Pictures stay out of the copy; set down each line of the listing below exactly.
================================
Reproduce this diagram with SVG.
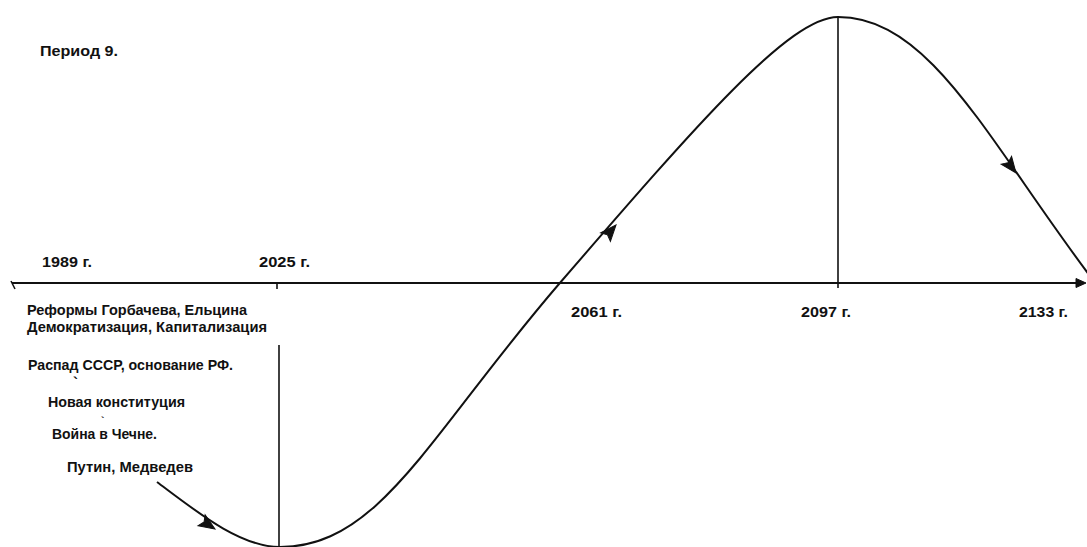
<svg xmlns="http://www.w3.org/2000/svg" width="1087" height="547" viewBox="0 0 1087 547">
<style>
.t{font-family:"Liberation Sans",Arial,sans-serif;font-weight:bold;font-size:15px;fill:#111}
.ln{stroke:#111;stroke-width:2;fill:none}
.thin{stroke:#111;stroke-width:1.6;fill:none}
.ah{fill:#111;stroke:#111;stroke-width:1}
</style>
<defs>
<path id="head" d="M0,0 L-16,-6.5 L-13,0 L-16,6.5 Z"/>
<path id="headS" d="M0,0 L-10,-4.5 L-10,4.5 Z"/>
</defs>
<rect width="1087" height="547" fill="#fff"/>
<g id="title"><text class="t" x="40" y="56" textLength="78" lengthAdjust="spacingAndGlyphs">Период 9.</text></g>
<g id="connectors">
<path class="ln" d="M12,283 H1080"/>
<use href="#headS" class="ah" transform="translate(1086,283)"/>
<path class="thin" d="M11,281 L15,289"/>
<path class="thin" d="M277,283 V289"/>
<path class="thin" d="M279,345 V547"/>
<path class="thin" d="M838,17 V288"/>
<path class="ln" d="M157,482 C197,512 240,547 280,547 C380,547 429,435 559,284 C699,122 790,17 838,17 C930,17 987,139 1090,276"/>
<use href="#head" class="ah" transform="translate(215,529) rotate(33)"/>
<use href="#head" class="ah" transform="translate(616,225) rotate(-49)"/>
<use href="#head" class="ah" transform="translate(1016,173) rotate(53)"/>
</g>
<g id="y1989"><text class="t" x="42" y="267" textLength="50" lengthAdjust="spacingAndGlyphs">1989 г.</text></g>
<g id="y2025"><text class="t" x="259" y="267" textLength="51" lengthAdjust="spacingAndGlyphs">2025 г.</text></g>
<g id="y2061"><text class="t" x="571" y="317" textLength="51" lengthAdjust="spacingAndGlyphs">2061 г.</text></g>
<g id="y2097"><text class="t" x="801" y="317" textLength="50" lengthAdjust="spacingAndGlyphs">2097 г.</text></g>
<g id="y2133"><text class="t" x="1019" y="317" textLength="49" lengthAdjust="spacingAndGlyphs">2133 г.</text></g>
<g id="events">
<text class="t" x="27" y="315" textLength="220" lengthAdjust="spacingAndGlyphs">Реформы Горбачева, Ельцина</text>
<text class="t" x="27" y="332" textLength="240" lengthAdjust="spacingAndGlyphs">Демократизация, Капитализация</text>
<text class="t" x="28" y="370" textLength="205" lengthAdjust="spacingAndGlyphs">Распад СССР, основание РФ.</text>
<text class="t" x="73" y="388">`</text>
<text class="t" x="48" y="407" textLength="137" lengthAdjust="spacingAndGlyphs">Новая конституция</text>
<text class="t" x="101" y="424" style="font-size:10px">`</text>
<text class="t" x="52" y="439" textLength="105" lengthAdjust="spacingAndGlyphs">Война в Чечне.</text>
<text class="t" x="67" y="472" textLength="126" lengthAdjust="spacingAndGlyphs">Путин, Медведев</text>
</g>
</svg>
================================
(FINISHED ANSWER):
Reproduce this diagram with SVG.
<svg xmlns="http://www.w3.org/2000/svg" width="1087" height="547" viewBox="0 0 1087 547">
<style>
.t{font-family:"Liberation Sans",Arial,sans-serif;font-weight:bold;font-size:15px;fill:#111}
.ln{stroke:#111;stroke-width:2;fill:none}
.thin{stroke:#111;stroke-width:1.6;fill:none}
.ah{fill:#111;stroke:#111;stroke-width:1}
</style>
<defs>
<path id="head" d="M0,0 L-16,-6.5 L-13,0 L-16,6.5 Z"/>
<path id="headS" d="M0,0 L-10,-4.5 L-10,4.5 Z"/>
</defs>
<rect width="1087" height="547" fill="#fff"/>
<g id="title"><text class="t" x="40" y="56" textLength="78" lengthAdjust="spacingAndGlyphs">Период 9.</text></g>
<g id="connectors">
<path class="ln" d="M12,283 H1080"/>
<use href="#headS" class="ah" transform="translate(1086,283)"/>
<path class="thin" d="M11,281 L15,289"/>
<path class="thin" d="M277,283 V289"/>
<path class="thin" d="M279,345 V547"/>
<path class="thin" d="M838,17 V288"/>
<path class="ln" d="M157,482 C197,512 240,547 280,547 C380,547 429,435 559,284 C699,122 790,17 838,17 C930,17 987,139 1090,276"/>
<use href="#head" class="ah" transform="translate(215,529) rotate(33)"/>
<use href="#head" class="ah" transform="translate(616,225) rotate(-49)"/>
<use href="#head" class="ah" transform="translate(1016,173) rotate(53)"/>
</g>
<g id="y1989"><text class="t" x="42" y="267" textLength="50" lengthAdjust="spacingAndGlyphs">1989 г.</text></g>
<g id="y2025"><text class="t" x="259" y="267" textLength="51" lengthAdjust="spacingAndGlyphs">2025 г.</text></g>
<g id="y2061"><text class="t" x="571" y="317" textLength="51" lengthAdjust="spacingAndGlyphs">2061 г.</text></g>
<g id="y2097"><text class="t" x="801" y="317" textLength="50" lengthAdjust="spacingAndGlyphs">2097 г.</text></g>
<g id="y2133"><text class="t" x="1019" y="317" textLength="49" lengthAdjust="spacingAndGlyphs">2133 г.</text></g>
<g id="events">
<text class="t" x="27" y="315" textLength="220" lengthAdjust="spacingAndGlyphs">Реформы Горбачева, Ельцина</text>
<text class="t" x="27" y="332" textLength="240" lengthAdjust="spacingAndGlyphs">Демократизация, Капитализация</text>
<text class="t" x="28" y="370" textLength="205" lengthAdjust="spacingAndGlyphs">Распад СССР, основание РФ.</text>
<text class="t" x="73" y="388">`</text>
<text class="t" x="48" y="407" textLength="137" lengthAdjust="spacingAndGlyphs">Новая конституция</text>
<text class="t" x="101" y="424" style="font-size:10px">`</text>
<text class="t" x="52" y="439" textLength="105" lengthAdjust="spacingAndGlyphs">Война в Чечне.</text>
<text class="t" x="67" y="472" textLength="126" lengthAdjust="spacingAndGlyphs">Путин, Медведев</text>
</g>
</svg>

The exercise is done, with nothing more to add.